In Pictures: Charles Correa’s Legacy
Re-visit the legacy of Charles Correa through his amazing works.
Charles Correa, arguably one of India’s greatest architects, passed away at 11.45 pm on Tuesday in Mumbai. The 84-year-old veteran’s death came after a brief illness.
In a career spanning over four decades, Charles Correa was particularly well known for his ‘activist’ style of architecture – he utilised his urban planning schemes to better the lives of the poorer inhabitants of India. Forever stressing the need for social equality, Correa’s buildings ranged from institutional to public, memorials to low-income housing projects.
Here are some of the structures that shall remain a legacy of this great man.
1. Jawahar Kala Kendra, Jaipur
Inspired by Jaipur’s original city plan, Jawahar Kala Kendra adapts and applies concepts from ancient architectural principles called ‘Vastu Vidya’. prepared by Maharaja Jai Singh in 17th century based on the ancient Vedic science of the nine planets.
2. Ismaili Centre, Toronto
Charles Correa’s vision, according to the Ismaili Centre, was to “create a building that responds to the traditions of Islamic architecture in a contemporary design using modern materials.” Correa produced a building with a series of structures that house a library, social and prayer halls, classrooms and an entrance foyer.
3. Champalimaud Centre for the Unknown
Built in 2013 on the outskirts of Lisbon, Champalimaud Centre for the Unknown is a state-of-the-art facility for research and diagnostics.
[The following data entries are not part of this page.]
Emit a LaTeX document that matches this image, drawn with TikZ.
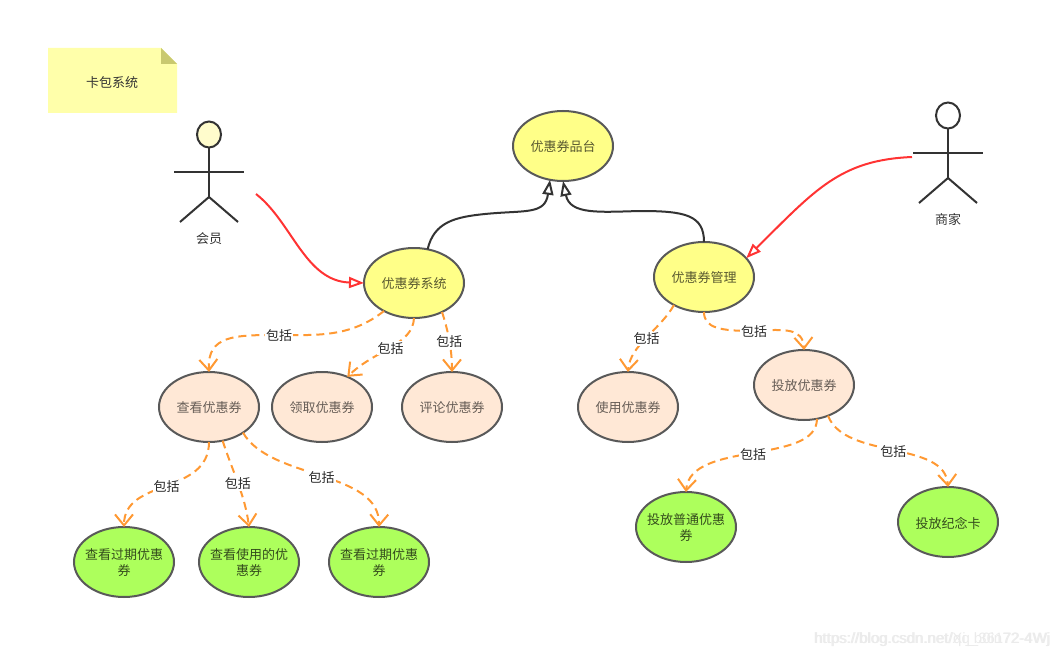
\documentclass[tikz,border=0pt]{standalone}
\usepackage{fontspec}
\setmainfont{Noto Sans CJK SC}
\newfontfamily\wmfont{Liberation Sans}
\usetikzlibrary{shapes.geometric,arrows.meta}
\definecolor{yel}{HTML}{FFFF88}
\definecolor{pea}{HTML}{FFE8D6}
\definecolor{gre}{HTML}{ADFF5C}
\definecolor{edgegray}{HTML}{595959}
\definecolor{orng}{HTML}{FF9933}
\definecolor{redl}{HTML}{FF3333}
\definecolor{ink}{HTML}{333333}
\definecolor{notey}{HTML}{FFFFAA}
\definecolor{notef}{HTML}{C9C970}
\newcommand{\dn}[1]{\raisebox{-1pt}[\height][\depth]{#1}}
\tikzset{
  x=1pt,y=-1pt,
  base/.style={shape=ellipse,draw=edgegray,line width=2pt,minimum width=100pt,minimum height=70pt,inner sep=-6pt,outer sep=0pt,align=center,font=\fontsize{13}{16}\selectfont},
  ucy/.style={base,fill=yel,text=black!65!yel},
  ucp/.style={base,fill=pea,text=black!60!pea},
  ucg/.style={base,fill=gre,text=black!70!gre},
  inc/.style={draw=orng,line width=2pt,dash pattern=on 8pt off 5pt,-{Straight Barb[length=11pt,width=18pt,line width=2pt]}},
  lab/.style={fill=white,inner sep=1pt,yshift=-1pt,text=ink!80!black,font=\fontsize{13}{16}\selectfont},
  assoc/.style={draw=redl,line width=2pt,-{Triangle[open,length=15pt,width=11pt,line width=2pt,fill=white]}},
  gen/.style={draw=ink,line width=2pt,-{Triangle[open,length=15pt,width=11pt,line width=2pt,fill=white]}},
  limb/.style={draw=ink,line width=2pt},
  acttext/.style={text=ink,font=\fontsize{13}{16}\selectfont},
  wm/.style={text=black!8,font=\wmfont\fontsize{15}{18}\selectfont,inner sep=0pt}
}
\begin{document}
\begin{tikzpicture}
\useasboundingbox (0,0) rectangle (1060,658);
% note
\fill[notey] (48,48) -- (161,48) -- (177,64) -- (177,113) -- (48,113) -- cycle;
\fill[notef] (161,48) -- (177,64) -- (161,64) -- cycle;
\node[acttext] (note) at (112,83) {卡包系统};
% actors
\node[shape=ellipse,draw=ink,line width=2pt,fill=yellow!20,minimum width=24pt,minimum height=26pt,inner sep=0pt] (h1) at (209,134.5) {};
\coordinate (a1l) at (174,172); \coordinate (a1r) at (244,172);
\coordinate (a1hip) at (209,197); \coordinate (a1fl) at (180,222); \coordinate (a1fr) at (238,222);
\draw[limb] (h1.south) -- (a1hip);
\draw[limb] (a1l) -- (a1r);
\draw[limb] (a1fl) -- (a1hip) -- (a1fr);
\node[acttext] (member) at (209,239) {会员};
\node[shape=ellipse,draw=ink,line width=2pt,fill=white,minimum width=24pt,minimum height=26pt,inner sep=0pt] (h2) at (948,115.5) {};
\coordinate (a2l) at (913,153); \coordinate (a2r) at (983,153);
\coordinate (a2hip) at (948,178); \coordinate (a2fl) at (919,203); \coordinate (a2fr) at (977,203);
\draw[limb] (h2.south) -- (a2hip);
\draw[limb] (a2l) -- (a2r);
\draw[limb] (a2fl) -- (a2hip) -- (a2fr);
\node[acttext] (biz) at (948,220) {商家};
% use cases
\node[ucy] (pt) at (563,146) {\dn{优惠券品台}};
\node[ucy] (sys) at (414,283) {\dn{优惠券系统}};
\node[ucy] (mgr) at (704,277) {\dn{优惠券管理}};
\node[ucp] (view) at (209,407) {\dn{查看优惠券}};
\node[ucp] (get) at (322,407) {\dn{领取优惠券}};
\node[ucp] (cmt) at (452,407) {\dn{评论优惠券}};
\node[ucp] (use) at (628,407) {\dn{使用优惠券}};
\node[ucp] (put) at (804,385) {\dn{投放优惠券}};
\node[ucg] (v1) at (124,562) {\dn{查看过期优惠}\\\dn{券}};
\node[ucg] (v2) at (249,562) {\dn{查看使用的优}\\\dn{惠券}};
\node[ucg] (v3) at (379,562) {\dn{查看过期优惠}\\\dn{券}};
\node[ucg] (p1) at (686,527) {\dn{投放普通优惠}\\\dn{券}};
\node[ucg] (p2) at (948,522) {\dn{投放纪念卡}};
% associations
\coordinate (s1) at (256,194);
\coordinate (s2) at (912,157);
\draw[assoc] (s1) .. controls (292,222) and (305,281) .. (sys.west);
\draw[assoc] (s2) .. controls (840,160) and (815,190) .. (mgr.24);
% generalisations
\coordinate (g1) at (485,214);
\coordinate (g2) at (640,211);
\draw[gen] (sys.68) .. controls (434,222) and (455,217) .. (g1) .. controls (525,210) and (545,215) .. (pt.249);
\draw[gen] (mgr.north) .. controls (704,215) and (685,211) .. (g2) .. controls (600,212) and (570,215) .. (pt.south);
% includes
\coordinate (m1) at (279,335);
\coordinate (m8) at (754,331);
\draw[inc] (sys.-137) .. controls (350,338) and (315,335) .. (m1) .. controls (235,335) and (207,335) .. (view.north);
\node[lab] (l1) at (m1) {包括};
\draw[inc] (sys.south) .. controls (413,345) and (375,350) .. node[lab,pos=.5] (l2) {包括} (get.50);
\draw[inc] (sys.-46) .. controls (448,330) and (452,350) .. node[lab,pos=.5] (l3) {包括} (cmt.north);
\draw[inc] (view.south) .. controls (209,495) and (124,478) .. node[lab,pos=.5] (l4) {包括} (v1.north);
\draw[inc] (view.-68) .. controls (232,470) and (245,495) .. node[lab,pos=.5] (l5) {包括} (v2.north);
\draw[inc] (view.-37) .. controls (270,480) and (380,470) .. node[lab,pos=.5] (l6) {包括} (v3.north);
\draw[inc] (mgr.-137) .. controls (660,330) and (630,345) .. node[lab,pos=.5] (l7) {包括} (use.north);
\draw[inc] (mgr.south) .. controls (704,328) and (720,331) .. (m8) .. controls (785,329) and (803,328) .. (put.north);
\node[lab] (l8) at (m8) {包括};
\draw[inc] (put.-69) .. controls (817,465) and (690,440) .. node[lab,pos=.5] (l9) {包括} (p1.north);
\draw[inc] (put.-52) .. controls (845,460) and (945,440) .. node[lab,pos=.5] (l10) {包括} (p2.north);
% watermark
\node[wm,anchor=east] (w1) at (1050,640) {https://blog.csdn.net/Xi\_b0in72-4Wj};
\node[wm,anchor=east] (w2) at (1051,640) {https://blog.csdn.net/qq\_36172-4Wj};
\end{tikzpicture}
\end{document}
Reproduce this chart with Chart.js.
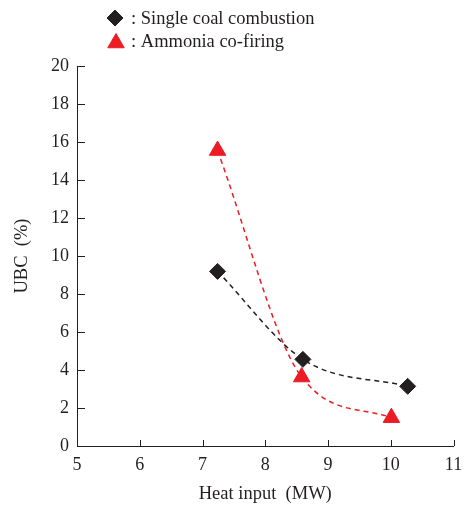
<!DOCTYPE html>
<html>
<head>
<meta charset="utf-8">
<script src="https://cdn.jsdelivr.net/npm/chart.js@4/dist/chart.umd.min.js"></script>
<style>
  html, body { margin: 0; padding: 0; background: #fff; }
  #wrap { width: 464px; height: 506px; }
</style>
</head>
<body>
<div id="wrap"><canvas id="c" width="464" height="506"></canvas></div>
<script>
// Heat input (MW) and unburned carbon (UBC, %) for each firing mode
const coalHeat = [7.24, 8.60, 10.27];
const coalUBC = [9.19, 4.56, 3.14];
const nh3Heat = [7.24, 8.58, 10.01];
const nh3UBC = [15.55, 3.63, 1.49];

const seriesNames = [': Single coal combustion', ': Ammonia co-firing'];
const xTitle = 'Heat input  (MW)';
const yTitle = 'UBC  (%)';

const INK = '#231f20';
const RED = '#ed1c24';
const SERIF = '"Liberation Serif", "Times New Roman", serif';

const toPoints = (xs, ys) => xs.map((x, i) => ({ x, y: ys[i] }));

// Inward tick marks on the left and bottom axes
const innerTicks = {
  id: 'innerTicks',
  afterDraw(chart) {
    const { ctx, scales: { x, y } } = chart;
    ctx.save();
    ctx.strokeStyle = INK;
    ctx.lineWidth = 1;
    ctx.beginPath();
    x.ticks.forEach(t => {
      const px = Math.round(x.getPixelForValue(t.value)) + 0.5;
      ctx.moveTo(px, x.top);
      ctx.lineTo(px, x.top - 6);
    });
    y.ticks.forEach(t => {
      const py = Math.round(y.getPixelForValue(t.value)) + 0.5;
      ctx.moveTo(y.right, py);
      ctx.lineTo(y.right + 8, py);
    });
    ctx.stroke();
    ctx.restore();
  }
};

// Marker legend stacked at the top left
const markerLegend = {
  id: 'markerLegend',
  afterDraw(chart) {
    const { ctx } = chart;
    const rows = [{ mx: 115, my: 18, ty: 24 }, { mx: 116, my: 43, ty: 47 }];
    ctx.save();
    chart.data.datasets.forEach((ds, i) => {
      const r = rows[i];
      ctx.fillStyle = ds.pointBackgroundColor;
      ctx.strokeStyle = ds.pointBorderColor;
      Chart.helpers.drawPoint(ctx, {
        pointStyle: ds.pointStyle,
        radius: ds.pointRadius,
        rotation: 0,
        borderWidth: ds.pointBorderWidth
      }, r.mx, r.my);
      ctx.fillStyle = INK;
      ctx.font = '18.5px ' + SERIF;
      ctx.textBaseline = 'alphabetic';
      ctx.textAlign = 'left';
      ctx.fillText(seriesNames[i], 131, r.ty);
    });
    ctx.restore();
  }
};

new Chart(document.getElementById('c'), {
  type: 'scatter',
  data: {
    datasets: [
      {
        label: seriesNames[0],
        data: toPoints(coalHeat, coalUBC),
        showLine: true,
        cubicInterpolationMode: 'monotone',
        borderColor: INK,
        borderWidth: 1.5,
        borderDash: [5, 4],
        pointStyle: 'rectRot',
        pointRadius: 8,
        pointBackgroundColor: INK,
        pointBorderColor: INK,
        pointBorderWidth: 1
      },
      {
        label: seriesNames[1],
        data: toPoints(nh3Heat, nh3UBC),
        showLine: true,
        cubicInterpolationMode: 'monotone',
        borderColor: RED,
        borderWidth: 1.5,
        borderDash: [5, 4],
        pointStyle: 'triangle',
        pointRadius: 9.5,
        pointBackgroundColor: RED,
        pointBorderColor: RED,
        pointBorderWidth: 1
      }
    ]
  },
  options: {
    responsive: false,
    animation: false,
    devicePixelRatio: 1,
    layout: { padding: { top: 66, right: 9, left: 0, bottom: 0 } },
    plugins: {
      legend: { display: false },
      tooltip: { enabled: false }
    },
    scales: {
      x: {
        type: 'linear',
        min: 5,
        max: 11,
        ticks: { stepSize: 1, color: INK, font: { family: SERIF, size: 18 }, padding: 8 },
        grid: { display: true, drawOnChartArea: false, drawTicks: false },
        border: { display: true, color: INK, width: 1 },
        title: { display: true, text: xTitle, color: INK, font: { family: SERIF, size: 18.5 }, padding: { top: 0, bottom: 1 } },
        afterFit(scale) {
          scale.height = 60;
          scale.paddingRight = 0;
          scale.paddingLeft = 0;
        }
      },
      y: {
        type: 'linear',
        min: 0,
        max: 20,
        ticks: { stepSize: 2, color: INK, font: { family: SERIF, size: 18 }, padding: 8 },
        grid: { display: true, drawOnChartArea: false, drawTicks: false },
        border: { display: true, color: INK, width: 1 },
        title: { display: true, text: yTitle, color: INK, font: { family: SERIF, size: 18.5 }, padding: { top: 11, bottom: 0 } },
        afterFit(scale) {
          scale.width = 77;
          scale.paddingTop = 0;
          scale.paddingBottom = 0;
        }
      }
    }
  },
  plugins: [innerTicks, markerLegend]
});
</script>
</body>
</html>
The building’s contemporary architecture, along with its functionality, offers outstanding conditions to investigators, academics and health professionals, from Portugal and beyond, to carry out work oriented towards excellence and practical results.
- Champalimaud Foundation.
4. Sabarmati Ashram in Ahmedabad
A tribute to Mahatma Gandhi, the Sabarmati Ashram and the Gandhi Smarak Sangrahalay museum was built in 1963 in place of the ashram where Mahatma Gandhi stayed between 1917 and 1930.
Architexturez notes, “the modular simplicity of the structure is continued in the use of basic materials: stone floors, brick walls, wooden doors and louvred windows devoid of glass, and riled roofs.”
5. British Council Office in New Delhi
The landmark building situated in central Delhi was built in 1993. It houses one of Delhi’s best libraries and acts as a link between India and UK for educational opportunities and cultural relations.